Con “Donna moderna” invece acquistai altri due CD-rom della Lucas Learning: Star Wars – Prime scoperte con giochi prescolastici (4-6 anni) e Star Wars – La forza della matematica con giochi di abilità e logica (6-9 anni).

In edicola trovai interessante anche la serie di “Imparo giocando” edita da De Agostini perchè mentre la maggior parte dei CD-rom era pensata per bambini che sapevano leggere e scrivere o con la presenza di un adulto, questa serie invece rendeva il bambino autonomo perchè per le istruzioni si usava un linguaggio non verbale. Si iniziava con i primi numeri dai 3 anni e proseguiva gradualmente richiedendo sempre maggiori abilità fino ai 7 anni.

E ancora dello stesso editore Interactive English Junior (6-11 anni) introduceva a un livello base della lingua inglese.

Poi arrivò la Play Station con altri giochi: la serie del bellissimo Spyro the Dragon, Harry Potter e altri ancora, ma qui io mi fermai perchè tra scuola, famiglia e lavoro mi mancava proprio il tempo per coltivare questa passione.

Sono sempre stata attenta all’educazione dei miei figli, fin dai primi mesi di vita hanno avuto modo di sperimentare con giochi finalizzati a sviluppare gli aspetti cognitivi ed emotivi adeguatamente all’età. Ma mi sono persa qualcosa… non ho capito quando, come e perchè è avvenuto il passaggio da questi videogiochi qualitativamente validi, alla loro richiesta di poter giocare con roba come  Grand Theft Auto San Andreas (GTA). Ne parlai con loro perchè non avendo ancora l’accesso a internet mi chiedevo come ne fossero venuti a conoscenza. Così seppi che avevano sperimentato il gioco in casa di amici e presumo che, essendo la vendita vietata ai minori di 18 anni, chi li avesse acquistati fossero i genitori.

È lampante che il controllo genitoriale ha un limite, che si riduce ulteriormente con l’avvento di internet accessibile anche al cellulare. E su internet una vera e propria censura credo sia praticamente impossibile e controproducente, il proibizionismo, si sa, incentiva alla curiosità, per cui è alla radice che bisogna andare, in chi produce questi videogiochi.

Ho voluto capire questo genere, per cui mi sono seduta accanto a mio figlio e, mano a mano, mi sono fatta spiegare la dinamica di gioco.
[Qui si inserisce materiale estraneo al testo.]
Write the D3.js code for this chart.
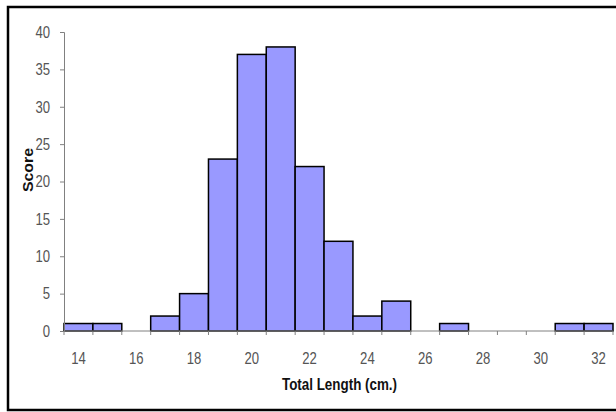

É di una violenza inaudita, ha toni cupi, freddi, con sprezzo del valore della vita, la donna e il sesso sono merce, si rompe, si sfascia, si usa, si getta non c’è nulla che stimoli alla creatività o alla costruzione di un qualcosa. Ne ho discusso con loro e consumata l’iniziale curiosità, il gioco è stato abbandonato ben presto e classificato tra i peggiori in commercio.

La mia opinione è che se un ragazzo è cresciuto sviluppando una capacità critica e  un equilibrio emotivo, per quanto violenti siano questi giochi non attecchiscono caratterialmente e ben presto finiscono per stufare. Il problema nasce quando non c’è alla base un codice di valori interiorizzato e si è predisposti a confondere realtà e finzione, allora questa tipologia di giochi diventa ossessione e un vero culto.

Penso che già ciò che facciamo, vediamo, sentiamo ripetutamente nella nostra vita spesso diventa routine, e tendiamo a non dare più attenzione e spessore a ciò che ci accade, i nostri movimenti diventano automatici, le cose si fanno senza pensare, complice la fretta. Così chi si fossilizza su questo genere di gioco giunge a considerare normale routine tutta la violenza che lo caratterizza e alla domanda: «Ma che ci provi a prendere sotto con l’auto quello?» la risposta. «Così!…è divertente!…» …che senso ha?

Mi vengono in mente quei genitori statunitensi che mettono in mano piccoli fucili ai bambini e poi succede la disgrazia. Ma dico… se tu autorizzi tuo figlio a giocare con un simile attrezzo è logico che devi considerare le conseguenze. Ma a monte, chi costruisce questi giochi che tipo di scala etica si pone? Il guadagno a tutti i costi o la finalità di un determinato gioco? E ancora, lo Stato che vigila e tutela il cittadino dove sta? Chi ci guadagna e cosa da tutto questo?

Recentemente ho visto un gioco in cui si combattevano inglesi e nazisti. A andiamo bene!… A me sembra quasi un tentare di indottrinare le nuove generazioni, e unito al fatto che esistono persone che si permettono di mettere in dubbio lo sterminio nazista di cui esistono innumerevoli documenti e testimonianze dirette e indirette, il dubbio appare più che motivato.

La strada più giusta da percorrere credo debba andare verso una coscienza civile eticamente forte nei valori, che unisca le forze e agisca in ogni contesto per le responsabilità che gli competono: chi produce, chi distribuisce e chi ne è fruitore.